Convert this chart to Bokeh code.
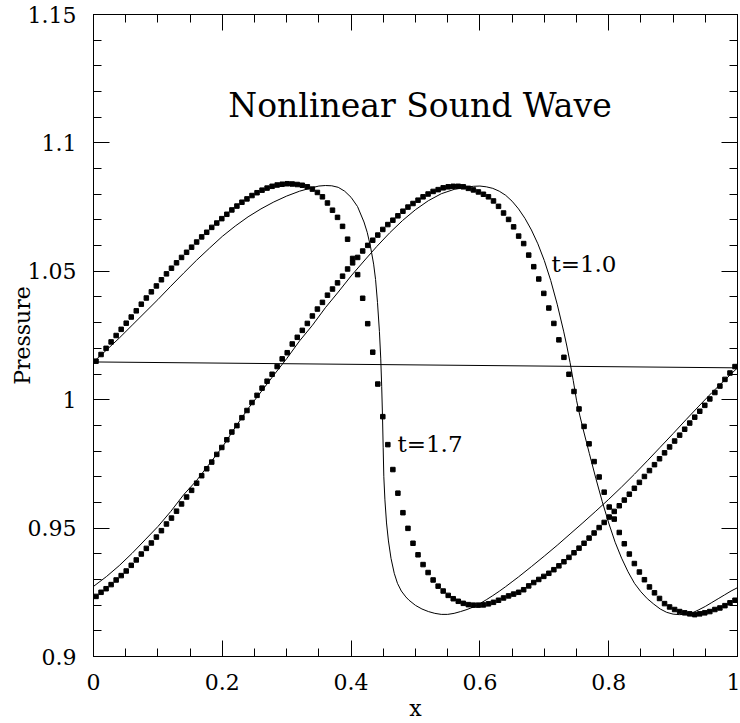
from bokeh.plotting import figure
from bokeh.models import Range1d, LinearAxis, FixedTicker, CustomJSTickFormatter
from bokeh.core.properties import value
from bokeh.embed import file_html
from bokeh.resources import INLINE
import numpy as np

# ---------------- data ----------------
n_cells = 128
x_cells = (np.arange(n_cells) + 0.5) / n_cells

# numerical solution, t = 1.0 (squares)
p_num_t10 = [
    0.9234, 0.9250, 0.9264, 0.9280, 0.9298, 0.9315, 0.9333, 0.9355, 0.9376, 0.9399,
    0.9421, 0.9442, 0.9465, 0.9490, 0.9516, 0.9539, 0.9566, 0.9594, 0.9621, 0.9647,
    0.9675, 0.9704, 0.9731, 0.9757, 0.9787, 0.9814, 0.9844, 0.9874, 0.9899, 0.9930,
    0.9958, 0.9989, 1.0017, 1.0045, 1.0072, 1.0099, 1.0129, 1.0159, 1.0183, 1.0217,
    1.0243, 1.0270, 1.0297, 1.0326, 1.0353, 1.0379, 1.0407, 1.0431, 1.0455, 1.0481,
    1.0509, 1.0533, 1.0554, 1.0579, 1.0601, 1.0621, 1.0641, 1.0663, 1.0682, 1.0699,
    1.0716, 1.0734, 1.0750, 1.0764, 1.0777, 1.0790, 1.0801, 1.0811, 1.0818, 1.0825,
    1.0829, 1.0831, 1.0831, 1.0829, 1.0823, 1.0817, 1.0809, 1.0800, 1.0790, 1.0774,
    1.0753, 1.0727, 1.0702, 1.0673, 1.0637, 1.0608, 1.0563, 1.0518, 1.0470, 1.0414,
    1.0357, 1.0297, 1.0233, 1.0165, 1.0099, 1.0032, 0.9964, 0.9896, 0.9828, 0.9759,
    0.9699, 0.9640, 0.9582, 0.9535, 0.9483, 0.9439, 0.9399, 0.9362, 0.9329, 0.9299,
    0.9271, 0.9248, 0.9226, 0.9206, 0.9193, 0.9183, 0.9175, 0.9170, 0.9166, 0.9163,
    0.9166, 0.9170, 0.9175, 0.9183, 0.9189, 0.9198, 0.9209, 0.9219,
]

# numerical solution, t = 1.7 (squares)
p_num_t17 = [
    1.0150, 1.0176, 1.0200, 1.0225, 1.0250, 1.0274, 1.0298, 1.0322, 1.0346, 1.0372,
    1.0396, 1.0420, 1.0443, 1.0467, 1.0490, 1.0512, 1.0533, 1.0554, 1.0574, 1.0594,
    1.0614, 1.0634, 1.0652, 1.0671, 1.0688, 1.0705, 1.0722, 1.0739, 1.0754, 1.0769,
    1.0782, 1.0795, 1.0806, 1.0816, 1.0824, 1.0831, 1.0836, 1.0839, 1.0841, 1.0840,
    1.0838, 1.0835, 1.0829, 1.0820, 1.0807, 1.0790, 1.0766, 1.0738, 1.0710, 1.0675,
    1.0625, 1.0550, 1.0487, 1.0395, 1.0296, 1.0185, 1.0061, 0.9934, 0.9825, 0.9728,
    0.9636, 0.9560, 0.9499, 0.9441, 0.9396, 0.9358, 0.9327, 0.9298, 0.9274, 0.9255,
    0.9238, 0.9225, 0.9215, 0.9207, 0.9202, 0.9200, 0.9200, 0.9201, 0.9205, 0.9211,
    0.9219, 0.9228, 0.9236, 0.9243, 0.9250, 0.9260, 0.9275, 0.9288, 0.9300, 0.9312,
    0.9324, 0.9338, 0.9353, 0.9369, 0.9386, 0.9404, 0.9422, 0.9441, 0.9461, 0.9481,
    0.9502, 0.9522, 0.9543, 0.9565, 0.9587, 0.9609, 0.9632, 0.9655, 0.9678, 0.9701,
    0.9724, 0.9747, 0.9770, 0.9793, 0.9816, 0.9839, 0.9862, 0.9885, 0.9909, 0.9932,
    0.9955, 0.9978, 1.0003, 1.0028, 1.0053, 1.0079, 1.0104, 1.0129,
]

# exact solution, t = 1.0 (thin line)
x_ex_t10 = [0.00, 0.02, 0.04, 0.06, 0.08, 0.10, 0.12, 0.14, 0.16, 0.18, 0.20, 0.22, 0.24,
            0.26, 0.28, 0.30, 0.32, 0.34, 0.36, 0.38, 0.40, 0.42, 0.44, 0.46, 0.48, 0.50,
            0.52, 0.54, 0.56, 0.58, 0.59, 0.60, 0.61, 0.62, 0.63, 0.64, 0.65, 0.66, 0.67,
            0.68, 0.69, 0.70, 0.71, 0.72, 0.73, 0.735, 0.74, 0.745, 0.75, 0.755, 0.76,
            0.77, 0.78, 0.79, 0.80, 0.81, 0.82, 0.83, 0.84, 0.85, 0.86, 0.87, 0.88, 0.89,
            0.90, 0.91, 0.92, 0.93, 0.94, 0.95, 0.96, 0.97, 0.98, 0.99, 1.00]
p_ex_t10 = [0.9273, 0.9311, 0.9354, 0.9402, 0.9454, 0.9506, 0.9565, 0.9630, 0.9685, 0.9750,
            0.9815, 0.9892, 0.9965, 1.0030, 1.0096, 1.0160, 1.0229, 1.0290, 1.0358, 1.0419,
            1.0482, 1.0540, 1.0597, 1.0650, 1.0698, 1.0740, 1.0775, 1.0802, 1.0819, 1.0828,
            1.0831, 1.0832, 1.0829, 1.0823, 1.0812, 1.0796, 1.0773, 1.0743, 1.0706, 1.0661,
            1.0607, 1.0542, 1.0464, 1.0372, 1.0267, 1.0209, 1.0145, 1.0074, 0.9998, 0.9940,
            0.9888, 0.9790, 0.9694, 0.9603, 0.9520, 0.9445, 0.9383, 0.9330, 0.9285, 0.9252,
            0.9225, 0.9204, 0.9185, 0.9172, 0.9165, 0.9163, 0.9165, 0.9170, 0.9182, 0.9195,
            0.9210, 0.9225, 0.9240, 0.9255, 0.9268]

# exact solution, t = 1.7 (thin line)
x_ex_t17 = [0.00, 0.02, 0.04, 0.06, 0.08, 0.10, 0.12, 0.14, 0.16, 0.18, 0.20, 0.22, 0.24,
            0.26, 0.28, 0.30, 0.32, 0.34, 0.35, 0.36, 0.37, 0.38, 0.39, 0.40, 0.41, 0.42,
            0.425, 0.43, 0.435, 0.438, 0.441, 0.444, 0.446, 0.4475, 0.4488, 0.4498, 0.4508,
            0.4525, 0.455, 0.458, 0.462, 0.467, 0.472, 0.478, 0.485, 0.49, 0.50, 0.51, 0.52,
            0.53, 0.54, 0.55, 0.56, 0.57, 0.58, 0.59, 0.60, 0.61, 0.62, 0.63, 0.64, 0.65,
            0.66, 0.68, 0.70, 0.72, 0.74, 0.76, 0.78, 0.80, 0.82, 0.84, 0.86, 0.88, 0.90,
            0.92, 0.94, 0.96, 0.98, 1.00]
p_ex_t17 = [1.0147, 1.0193, 1.0240, 1.0290, 1.0340, 1.0390, 1.0442, 1.0493, 1.0543, 1.0590,
            1.0636, 1.0676, 1.0712, 1.0743, 1.0770, 1.0793, 1.0812, 1.0826, 1.0832, 1.0834,
            1.0833, 1.0827, 1.0812, 1.0788, 1.0752, 1.0692, 1.0652, 1.0598, 1.0528, 1.0468,
            1.0378, 1.0265, 1.0162, 1.0052, 0.9932, 0.9815, 0.9700, 0.9610, 0.9520, 0.9450,
            0.9382, 0.9324, 0.9285, 0.9255, 0.9232, 0.9219, 0.9199, 0.9185, 0.9175, 0.9168,
            0.9164, 0.9164, 0.9168, 0.9175, 0.9183, 0.9193, 0.9206, 0.9221, 0.9237, 0.9254,
            0.9272, 0.9291, 0.9310, 0.9350, 0.9391, 0.9433, 0.9477, 0.9521, 0.9566, 0.9612,
            0.9660, 0.9710, 0.9762, 0.9815, 0.9868, 0.9922, 0.9975, 1.0027, 1.0076, 1.0124]

# straight line across the panel
x_flat = [0.0, 1.0]
p_flat = [1.0147, 1.0124]

x_ticks = [0.0, 0.2, 0.4, 0.6, 0.8, 1.0]
x_minor = [round(0.05 * i, 2) for i in range(21)]
y_ticks = [0.9, 0.95, 1.0, 1.05, 1.1, 1.15]
y_minor = [round(0.9 + 0.01 * i, 2) for i in range(26)]

title_text = "Nonlinear Sound Wave"
x_label = "x"
y_label = "Pressure"
curve_labels = ["t=1.0", "t=1.7"]
curve_label_x = [0.711, 0.472]
curve_label_y = [1.053, 0.9828]

# ---------------- figure ----------------
FONT = "DejaVu Serif"

p = figure(width=740, height=723, x_range=Range1d(0, 1), y_range=Range1d(0.9, 1.15),
           output_backend="svg", toolbar_location=None,
           min_border_left=93, min_border_right=3, min_border_top=14, min_border_bottom=66)
p.grid.visible = False
p.background_fill_color = "white"
p.border_fill_color = "white"
p.outline_line_color = "black"
p.outline_line_width = 1

xfmt = CustomJSTickFormatter(code="return tick.toFixed(1).replace(/0+$/,'').replace(/\\.$/,'');")
yfmt = CustomJSTickFormatter(code="return tick.toFixed(2).replace(/0+$/,'').replace(/\\.$/,'');")


def style_axis(ax, show_labels):
    ax.major_tick_in = 16
    ax.major_tick_out = 0
    ax.minor_tick_in = 8
    ax.minor_tick_out = 0
    ax.axis_line_color = "black"
    ax.major_tick_line_color = "black"
    ax.minor_tick_line_color = "black"
    if show_labels:
        ax.major_label_text_font = FONT
        ax.major_label_text_font_size = "22px"
        ax.major_label_text_color = "black"
        ax.axis_label_text_font = FONT
        ax.axis_label_text_font_size = "22px"
        ax.axis_label_text_font_style = "normal"
        ax.axis_label_text_color = "black"
    else:
        ax.axis_label = None
        ax.major_label_text_font_size = "0px"
        ax.major_label_standoff = 0


xa = p.xaxis[0]
xa.ticker = FixedTicker(ticks=x_ticks, minor_ticks=x_minor)
xa.formatter = xfmt
style_axis(xa, True)
xa.axis_label = x_label
xa.major_label_standoff = 17
xa.axis_label_standoff = 3
xa.axis_label_text_line_height = 0.7

ya = p.yaxis[0]
ya.ticker = FixedTicker(ticks=y_ticks, minor_ticks=y_minor)
ya.formatter = yfmt
style_axis(ya, True)
ya.axis_label = y_label
ya.major_label_standoff = 17
ya.axis_label_standoff = -10

ra = LinearAxis(ticker=FixedTicker(ticks=y_ticks, minor_ticks=y_minor))
style_axis(ra, False)
p.add_layout(ra, "right")
ta = LinearAxis(ticker=FixedTicker(ticks=x_ticks, minor_ticks=x_minor))
style_axis(ta, False)
p.add_layout(ta, "above")

# curves
p.line(x_flat, p_flat, line_color="black", line_width=1)
p.line(x_ex_t10, p_ex_t10, line_color="black", line_width=1)
p.line(x_ex_t17, p_ex_t17, line_color="black", line_width=1)
p.scatter(x_cells, p_num_t10, marker="square", size=4.5, fill_color="black", line_color="black")
p.scatter(x_cells, p_num_t17, marker="square", size=4.5, fill_color="black", line_color="black")

# texts
p.text(x=[0.507], y=[1.1146], text=[title_text], text_font=value(FONT),
       text_font_size=value("33px"), text_align="center", text_baseline="middle",
       text_color="black")
p.text(x=curve_label_x, y=curve_label_y, text=curve_labels, text_font=value(FONT),
       text_font_size=value("23px"), text_align="left", text_baseline="middle",
       text_color="black")

open("out.html", "w").write(file_html(p, INLINE))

* **AIM**
Give again exactly the lines running from the beginning of the material above through the line that contains "x_cells = (np.arange(n_cells)", and leave out every picture.

* **EXERCISE ANSWER**
Convert this chart to Bokeh code.
from bokeh.plotting import figure
from bokeh.models import Range1d, LinearAxis, FixedTicker, CustomJSTickFormatter
from bokeh.core.properties import value
from bokeh.embed import file_html
from bokeh.resources import INLINE
import numpy as np

# ---------------- data ----------------
n_cells = 128
x_cells = (np.arange(n_cells) + 0.5) / n_cells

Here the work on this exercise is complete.